Le chef Arverne, acclamé par la foule, fut placé par l'enthousiasme populaire à la tête de toutes les forces réunies de la Gaule, malgré l'opposition des chefs éduens, humiliés de voir leur cité obéir à un étranger. Ils fournirent, néanmoins, leur contingent pour la défense d'Alesia, mais la conduite de plusieurs d'entre eux, faits prisonniers par les Romains, a laissé subsister des doutes sur leur fidélité à la cause nationale.

Après la prise d'Alesia, César rendit aux Éduens leurs prisonniers et vint lui-même hiverner à Bibracte:--Ipse Bibracte hicmare constituit.[8]
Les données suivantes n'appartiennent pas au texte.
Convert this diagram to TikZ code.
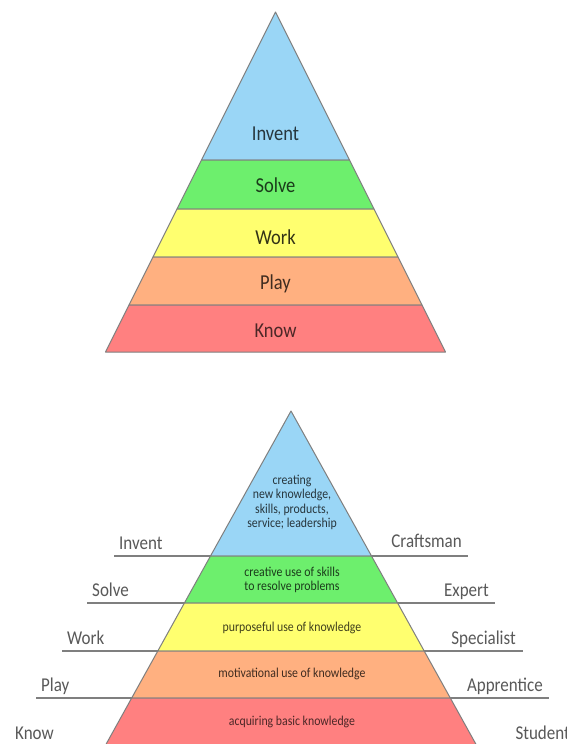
\documentclass[tikz,border=0pt]{standalone}
\usepackage{fontspec}
\setmainfont{Carlito}
\usepackage{tikz}
\usetikzlibrary{positioning}

\definecolor{inventblue}{HTML}{9AD6F6}
\definecolor{solvegreen}{HTML}{6DEF6D}
\definecolor{workyellow}{HTML}{FFFF6F}
\definecolor{playorange}{HTML}{FFB080}
\definecolor{knowred}{HTML}{FF8080}
\definecolor{edgegray}{HTML}{7F7F7F}
\definecolor{labelgray}{HTML}{595959}

\tikzset{
	band/.style={draw=edgegray, line width=1pt, line join=round},
	sideline/.style={draw=edgegray, line width=1.6pt},
	toplabel/.style={font=\fontsize{18.5}{20}\selectfont, yscale=1.15, anchor=base, inner sep=0pt},
	inlabel/.style={font=\fontsize{11.8}{12.4}\selectfont, yscale=1.15, align=center, inner sep=0pt},
	sidelabel/.style={font=\fontsize{17}{19}\selectfont, text=labelgray, yscale=1.15, inner sep=0pt}
}

\begin{document}
\begin{tikzpicture}[x=1pt, y=-1pt]
				
				\useasboundingbox (0,0) rectangle (567,744);
				\clip (0,0) rectangle (567,744);
				
				\fill[white] (0,0) rectangle (567,744);
				
				\filldraw[band, fill=inventblue] (275.5,12) -- (349.5,160) -- (201.5,160) -- cycle;
				\filldraw[band, fill=solvegreen] (201.5,160) -- (349.5,160) -- (374,209) -- (177,209) -- cycle;
				\filldraw[band, fill=workyellow] (177,209) -- (374,209) -- (398,257) -- (153,257) -- cycle;
				\filldraw[band, fill=playorange] (153,257) -- (398,257) -- (422,305) -- (129,305) -- cycle;
				\filldraw[band, fill=knowred] (129,305) -- (422,305) -- (445.5,352) -- (105.5,352) -- cycle;
				
				\node [toplabel, text=inventblue!25!black] (top-invent) at (275.5,140) {Invent};
				\node [toplabel, text=solvegreen!25!black] (top-solve) at (275.5,192) {Solve};
				\node [toplabel, text=workyellow!20!black] (top-work) at (275.5,244) {Work};
				\node [toplabel, text=playorange!25!black] (top-play) at (275.5,289) {Play};
				\node [toplabel, text=knowred!30!black] (top-know) at (275.5,337) {Know};
				
				\coordinate (l-invent) at (114,556);
				\coordinate (r-invent) at (468,556);
				\coordinate (l-solve) at (87,603);
				\coordinate (r-solve) at (495,603);
				\coordinate (l-work) at (62,651);
				\coordinate (r-work) at (523,651);
				\coordinate (l-play) at (36,698);
				\coordinate (r-play) at (549,698);
				\coordinate (l-know) at (10,746);
				\coordinate (r-know) at (576,746);
				
				\draw [sideline] (l-invent) -- (r-invent);
				\draw [sideline] (l-solve) -- (r-solve);
				\draw [sideline] (l-work) -- (r-work);
				\draw [sideline] (l-play) -- (r-play);
				\draw [sideline] (l-know) -- (r-know);
				
				\filldraw[band, fill=inventblue] (291,411) -- (371.5,556) -- (210.5,556) -- cycle;
				\filldraw[band, fill=solvegreen] (210.5,556) -- (371.5,556) -- (397.6,603) -- (184.4,603) -- cycle;
				\filldraw[band, fill=workyellow] (184.4,603) -- (397.6,603) -- (424.2,651) -- (157.8,651) -- cycle;
				\filldraw[band, fill=playorange] (157.8,651) -- (424.2,651) -- (450.3,698) -- (131.7,698) -- cycle;
				\filldraw[band, fill=knowred] (131.7,698) -- (450.3,698) -- (484.7,760) -- (97.3,760) -- cycle;
				
				\node [inlabel, text=inventblue!25!black] (desc-invent) at (292,502.5) {creating\\new knowledge,\\skills, products,\\service; leadership};
				\node [inlabel, text=solvegreen!25!black] (desc-solve) at (292,580) {creative use of skills\\to resolve problems};
				\node [inlabel, text=workyellow!25!black] (desc-work) at (292,628) {purposeful use of knowledge};
				\node [inlabel, text=playorange!25!black] (desc-play) at (292,674) {motivational use of knowledge};
				\node [inlabel, text=knowred!30!black] (desc-know) at (292,722) {acquiring basic knowledge};
				
				\node [sidelabel, anchor=base west] (lab-invent) at (119,549) {Invent};
				\node [sidelabel, anchor=base west] (lab-solve) at (92,596) {Solve};
				\node [sidelabel, anchor=base west] (lab-work) at (67,644) {Work};
				\node [sidelabel, anchor=base west] (lab-play) at (41,691) {Play};
				\node [sidelabel, anchor=base west] (lab-know) at (15,739) {Know};
				
				\node [sidelabel, anchor=base east] (lab-craftsman) at (462,547) {Craftsman};
				\node [sidelabel, anchor=base east] (lab-expert) at (489,596) {Expert};
				\node [sidelabel, anchor=base east] (lab-specialist) at (516,644) {Specialist};
				\node [sidelabel, anchor=base east] (lab-apprentice) at (543,691) {Apprentice};
				\node [sidelabel, anchor=base east] (lab-student) at (570,739) {Student};
		\end{tikzpicture}
\end{document}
Il était occupé à y rendre la justice, lorsqu'il apprit que les Bituriges préparaient une nouvelle insurrection. Ne voulant pas laisser à l'ennemi le temps d'organiser ses forces, il quitta Bibracte la veille des kalendes de janvier :--Pridic kalendas januarias a Bibracte proficisitur,[9]--avec une faible escorte de cavalerie:--cum manu equitatis,--et laissant Marc-Antoine à la garde des bagages, il rallia la XIe légion campée dans le voisinage:--quae proxiima erat,--et la XIIIe qui occupait la limite entre les Éduens et les Bituriges. L'ennemi, pris à l'improviste, fut complètement défait. La conquête de la Gaule était achevée.

Il ne paraît point que César soit revenu à Bibracte, du moins ni lui ni ses historiens n'en ont fait mention. La forteresse est nommée encore une fois par Strabon, quelques années plus tard, à une date difficile à préciser: «Les Éduens--dit ce géographe--ont une ville, Chalon-sur-Saône, et une forteresse, Bibracte.»

L'organisation nouvelle donnée à la Gaule par Auguste semble avoir décidé de la suppression de l'ancien oppidum. Rome ne voulut pas laisser entre les mains d'une population toujours remuante une forteresse de cette importance qui, à un moment donné, pouvait offrir aux insurgés un point d'appui des plus solides.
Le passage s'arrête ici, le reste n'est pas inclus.